■ PROVIDED MATERIAL
************

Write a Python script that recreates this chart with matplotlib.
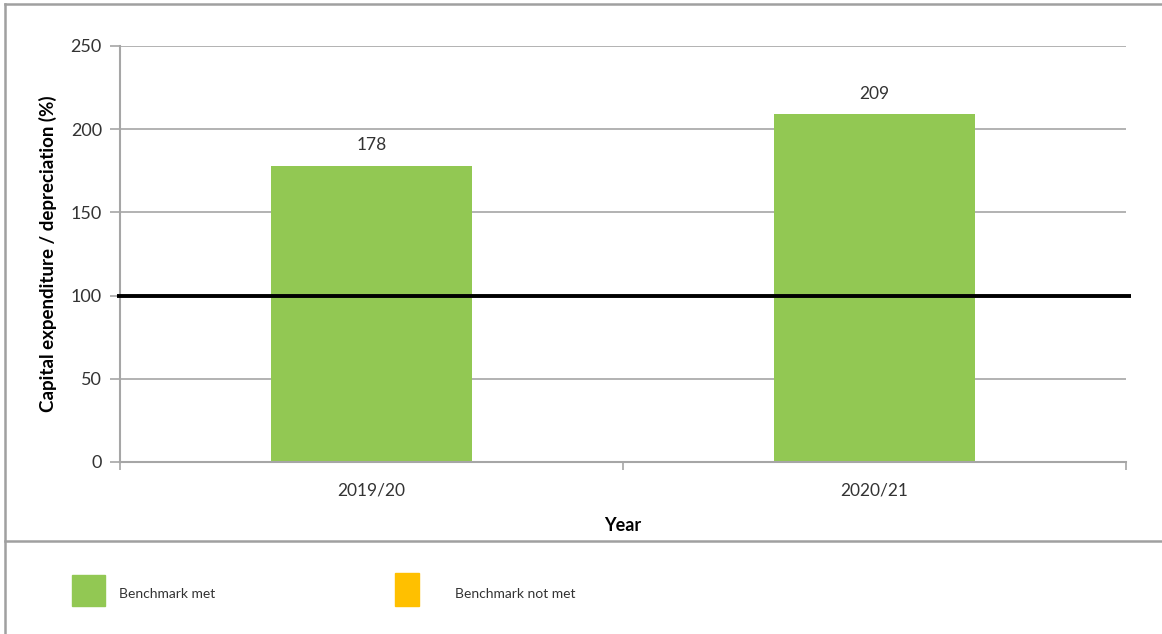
import matplotlib
matplotlib.use('Agg')
import matplotlib.pyplot as plt
from matplotlib.patches import Rectangle
from matplotlib.lines import Line2D

# Datos
years = ['2019/20', '2020/21']
values = [178, 209]
benchmark = 100
legend_labels = ['Benchmark met', 'Benchmark not met']

GREEN = '#92C853'
ORANGE = '#FFC000'
GRID = '#A6A6A6'

plt.rcParams['font.family'] = ['Lato', 'DejaVu Sans']

fig = plt.figure(figsize=(11.62, 6.34), dpi=100)
ax = fig.add_axes([120 / 1162, 1 - 462 / 634, 1006 / 1162, 416 / 634])

x = range(len(years))
ax.bar(x, values, width=0.4, color=GREEN, zorder=2)
for xi, v in zip(x, values):
    ax.annotate(str(v), (xi, v), xytext=(0, 9), textcoords='offset points',
                ha='center', va='bottom', fontsize=12.5, color='#333333')

# linea de referencia
ax.plot([-0.506, 1.51], [benchmark, benchmark], color='black', lw=2.8,
        zorder=3, clip_on=False, solid_capstyle='butt')

ax.set_xlim(-0.5, 1.5)
ax.set_ylim(0, 250)
ax.set_yticks(range(0, 251, 50))
ax.yaxis.grid(True, color=GRID, lw=1.2, zorder=0)
ax.set_axisbelow(True)

# ticks del eje x en los limites de categoria
ax.set_xticks([-0.5, 0.5, 1.5])
ax.set_xticklabels([])
ax.set_xticks(list(x), minor=True)
ax.set_xticklabels(years, minor=True)
ax.tick_params(axis='x', which='major', length=6, color=GRID, width=1.2)
ax.tick_params(axis='x', which='minor', length=0, pad=15, labelsize=12.5, labelcolor='#333333')
ax.tick_params(axis='y', length=7, color=GRID, width=1.2, labelsize=13, labelcolor='#333333', pad=6)

for s in ['top', 'right']:
    ax.spines[s].set_visible(False)
for s in ['left', 'bottom']:
    ax.spines[s].set_color(GRID)
    ax.spines[s].set_linewidth(1.5)

ax.set_ylabel('Capital expenditure / depreciation (%)', fontsize=13.5, fontweight='bold', labelpad=10)
ax.set_xlabel('Year', fontsize=13, fontweight='bold', labelpad=13)

# marco exterior
BOX = '#A0A0A0'
fig.add_artist(Line2D([5 / 1162, 1], [1 - 4 / 634] * 2, color=BOX, lw=1.8))
fig.add_artist(Line2D([5 / 1162] * 2, [0, 1 - 4 / 634], color=BOX, lw=1.8))
fig.add_artist(Line2D([5 / 1162, 1], [1 - 541 / 634] * 2, color=BOX, lw=1.8))

# leyenda manual
def legend_item(x0, y0, w, h, color, tx, label):
    fig.add_artist(Rectangle((x0 / 1162, 1 - (y0 + h) / 634), w / 1162, h / 634,
                             color=color, transform=fig.transFigure))
    fig.text(tx / 1162, 1 - 594 / 634, label, fontsize=10, va='center', color='#333333')

legend_item(72, 575, 33, 31, GREEN, 119, legend_labels[0])
legend_item(395, 573, 24, 33, ORANGE, 455, legend_labels[1])

fig.savefig('out.png', dpi=100)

************

■ EXERCISE DETAILS
Write the listing above out again exactly, dropping each image.

■ FULL ANSWER
Write a Python script that recreates this chart with matplotlib.
import matplotlib
matplotlib.use('Agg')
import matplotlib.pyplot as plt
from matplotlib.patches import Rectangle
from matplotlib.lines import Line2D

# Datos
years = ['2019/20', '2020/21']
values = [178, 209]
benchmark = 100
legend_labels = ['Benchmark met', 'Benchmark not met']

GREEN = '#92C853'
ORANGE = '#FFC000'
GRID = '#A6A6A6'

plt.rcParams['font.family'] = ['Lato', 'DejaVu Sans']

fig = plt.figure(figsize=(11.62, 6.34), dpi=100)
ax = fig.add_axes([120 / 1162, 1 - 462 / 634, 1006 / 1162, 416 / 634])

x = range(len(years))
ax.bar(x, values, width=0.4, color=GREEN, zorder=2)
for xi, v in zip(x, values):
    ax.annotate(str(v), (xi, v), xytext=(0, 9), textcoords='offset points',
                ha='center', va='bottom', fontsize=12.5, color='#333333')

# linea de referencia
ax.plot([-0.506, 1.51], [benchmark, benchmark], color='black', lw=2.8,
        zorder=3, clip_on=False, solid_capstyle='butt')

ax.set_xlim(-0.5, 1.5)
ax.set_ylim(0, 250)
ax.set_yticks(range(0, 251, 50))
ax.yaxis.grid(True, color=GRID, lw=1.2, zorder=0)
ax.set_axisbelow(True)

# ticks del eje x en los limites de categoria
ax.set_xticks([-0.5, 0.5, 1.5])
ax.set_xticklabels([])
ax.set_xticks(list(x), minor=True)
ax.set_xticklabels(years, minor=True)
ax.tick_params(axis='x', which='major', length=6, color=GRID, width=1.2)
ax.tick_params(axis='x', which='minor', length=0, pad=15, labelsize=12.5, labelcolor='#333333')
ax.tick_params(axis='y', length=7, color=GRID, width=1.2, labelsize=13, labelcolor='#333333', pad=6)

for s in ['top', 'right']:
    ax.spines[s].set_visible(False)
for s in ['left', 'bottom']:
    ax.spines[s].set_color(GRID)
    ax.spines[s].set_linewidth(1.5)

ax.set_ylabel('Capital expenditure / depreciation (%)', fontsize=13.5, fontweight='bold', labelpad=10)
ax.set_xlabel('Year', fontsize=13, fontweight='bold', labelpad=13)

# marco exterior
BOX = '#A0A0A0'
fig.add_artist(Line2D([5 / 1162, 1], [1 - 4 / 634] * 2, color=BOX, lw=1.8))
fig.add_artist(Line2D([5 / 1162] * 2, [0, 1 - 4 / 634], color=BOX, lw=1.8))
fig.add_artist(Line2D([5 / 1162, 1], [1 - 541 / 634] * 2, color=BOX, lw=1.8))

# leyenda manual
def legend_item(x0, y0, w, h, color, tx, label):
    fig.add_artist(Rectangle((x0 / 1162, 1 - (y0 + h) / 634), w / 1162, h / 634,
                             color=color, transform=fig.transFigure))
    fig.text(tx / 1162, 1 - 594 / 634, label, fontsize=10, va='center', color='#333333')

legend_item(72, 575, 33, 31, GREEN, 119, legend_labels[0])
legend_item(395, 573, 24, 33, ORANGE, 455, legend_labels[1])

fig.savefig('out.png', dpi=100)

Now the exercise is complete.